No Johns, no stones, alas
What's in a name, ye ask...
photograph of Johnstone Castle ca. 2012.
In recent decades the name Johnstone Castle has also been applied to the surrounding residential area.
Member Robyn Johnstone Nicols of New Zealand in her profile asked how the name Johnstone came to adorn the wee toun. An apt query, we thought.

Johnstone Castle in Renfrewshire takes its name from the Houston family’s baronial title “of Johnstone,” not from a founder named Johnstone. When the Houstons made the former Easter Cochrane tower their principal seat, they transferred their existing territorial name to it, creating “Johnstone Castle.”

Origins of the Johnstone title

- An older “house and lands of Johnston” lay across the Black Cart Water, long held by a Wallace family branch before passing to the Houstons in the later 17th century, giving them the territorial style “Houston of Johnstone.”[1]
- In 1733 George Houston sold this original Johnstone estate to Major James Milliken (who replaced it with Milliken House), but the Houstons retained the Johnstone designation even after disposing of the older property.[1]

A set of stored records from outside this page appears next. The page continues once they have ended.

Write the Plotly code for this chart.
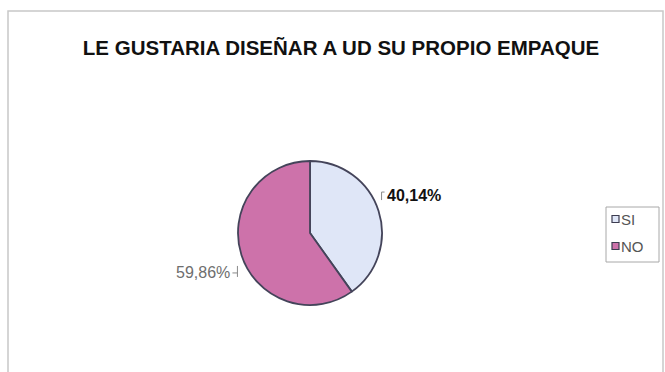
import math
import plotly.graph_objects as go

# Survey answers and their shares (%)
categories = ["SI", "NO"]
shares = [40.14, 59.86]
slice_colors = ["#dfe6f7", "#cd72aa"]
label_colors = ["#111111", "#6e6e6e"]
label_bold = [True, False]
chart_title = "LE GUSTARIA DISEÑAR A UD SU PROPIO EMPAQUE"

W, H = 665, 372
# pie placement in pixels
CX, CY, R = 310, 233, 72


def px(x):
    return x / W


def py(y):
    return 1 - y / H


fig = go.Figure(
    go.Pie(
        labels=categories,
        values=shares,
        sort=False,
        direction="clockwise",
        rotation=0,
        marker=dict(colors=slice_colors, line=dict(color="#44445a", width=1.8)),
        textinfo="none",
        hoverinfo="label+percent",
        showlegend=False,
        domain=dict(x=[px(CX - R), px(CX + R)], y=[py(CY + R), py(CY - R)]),
    )
)

# Percentage labels placed next to each slice's middle angle
total = sum(shares)
start = 0.0
annotations = []
shapes = []
for i, v in enumerate(shares):
    mid = (start + v / 2) / total * 2 * math.pi
    start += v
    ex = CX + R * math.sin(mid)
    ey = CY - R * math.cos(mid)
    pct = f"{v / total * 100:.2f}%".replace(".", ",")
    txt = f"<b>{pct}</b>" if label_bold[i] else pct
    if math.sin(mid) >= 0:
        lx, ly, anchor = ex + 6, ey - 16, "left"
        path = f"M {px(lx)},{py(ly - 3)} L {px(lx - 3)},{py(ly - 3)} L {px(lx - 3)},{py(ly + 5)}"
    else:
        lx, ly, anchor = ex - 9, ey + 18, "right"
        path = f"M {px(lx)},{py(ly)} L {px(lx + 5)},{py(ly)} M {px(lx + 5)},{py(ly - 7)} L {px(lx + 5)},{py(ly + 4)}"
    annotations.append(
        dict(
            x=px(lx),
            y=py(ly),
            xref="paper",
            yref="paper",
            text=txt,
            showarrow=False,
            xanchor=anchor,
            yanchor="middle",
            font=dict(family="Liberation Sans", size=16, color=label_colors[i]),
        )
    )
    shapes.append(
        dict(type="path", xref="paper", yref="paper", path=path,
             line=dict(color="#8a8a8a", width=1))
    )

# Legend drawn as a bordered box with colour swatches
LX0, LY0, LX1, LY1 = 606, 207, 659, 262
shapes.append(
    dict(type="rect", xref="paper", yref="paper",
         x0=px(LX0), x1=px(LX1), y0=py(LY1), y1=py(LY0),
         line=dict(color="#a8a8a8", width=1), fillcolor="white")
)
for i, name in enumerate(categories):
    yc = 219 + i * 27
    shapes.append(
        dict(type="rect", xref="paper", yref="paper",
             x0=px(612), x1=px(619), y0=py(yc + 3.5), y1=py(yc - 3.5),
             line=dict(color="#3c3c50", width=1.2), fillcolor=slice_colors[i])
    )
    annotations.append(
        dict(x=px(619), y=py(yc), xref="paper", yref="paper", text=name,
             showarrow=False, xanchor="left", yanchor="middle",
             font=dict(family="Liberation Sans", size=15, color="#555555"))
    )

# Chart frame
shapes.append(
    dict(type="rect", xref="paper", yref="paper",
         x0=px(8), x1=px(663), y0=-0.01, y1=py(11),
         line=dict(color="#c8c8c8", width=1.5), fillcolor="rgba(0,0,0,0)",
         layer="below")
)

fig.update_layout(
    width=W,
    height=H,
    margin=dict(l=0, r=0, t=0, b=0),
    paper_bgcolor="white",
    plot_bgcolor="white",
    font=dict(family="Liberation Sans", color="#222222"),
    title=dict(
        text="<b>" + chart_title + "</b>",
        x=px(341),
        xanchor="center",
        y=py(48),
        yanchor="middle",
        font=dict(family="Liberation Sans", size=20.5, color="#111111"),
    ),
    annotations=annotations,
    shapes=shapes,
)

fig.write_html("out.html")
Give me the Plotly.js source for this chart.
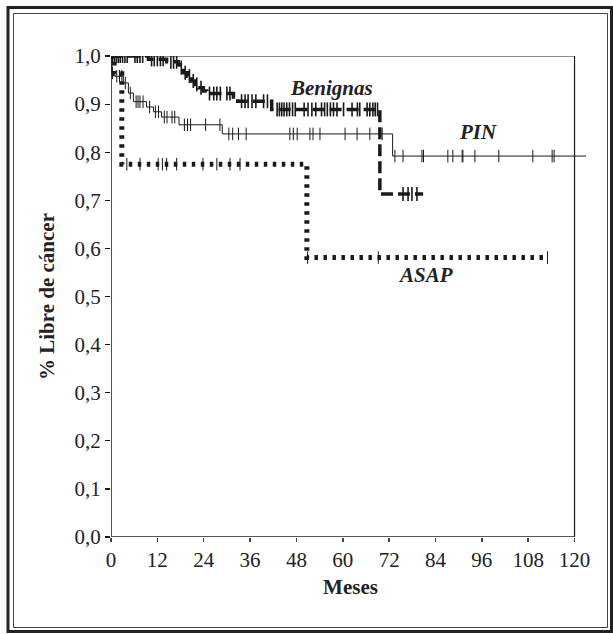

Name applied to the castle

- The nearby tower house at Easter Cochrane (with earlier Cochrane-related names) was later acquired and developed by the Houston family as their main residence.[2][1]
- Because they already bore the baronial name “of Johnstone,” they re‑named this seat “Johnstone Castle,” so the castle’s name reflects the Houstons’ territorial title rather than the surname of the original tower builders.[2][1]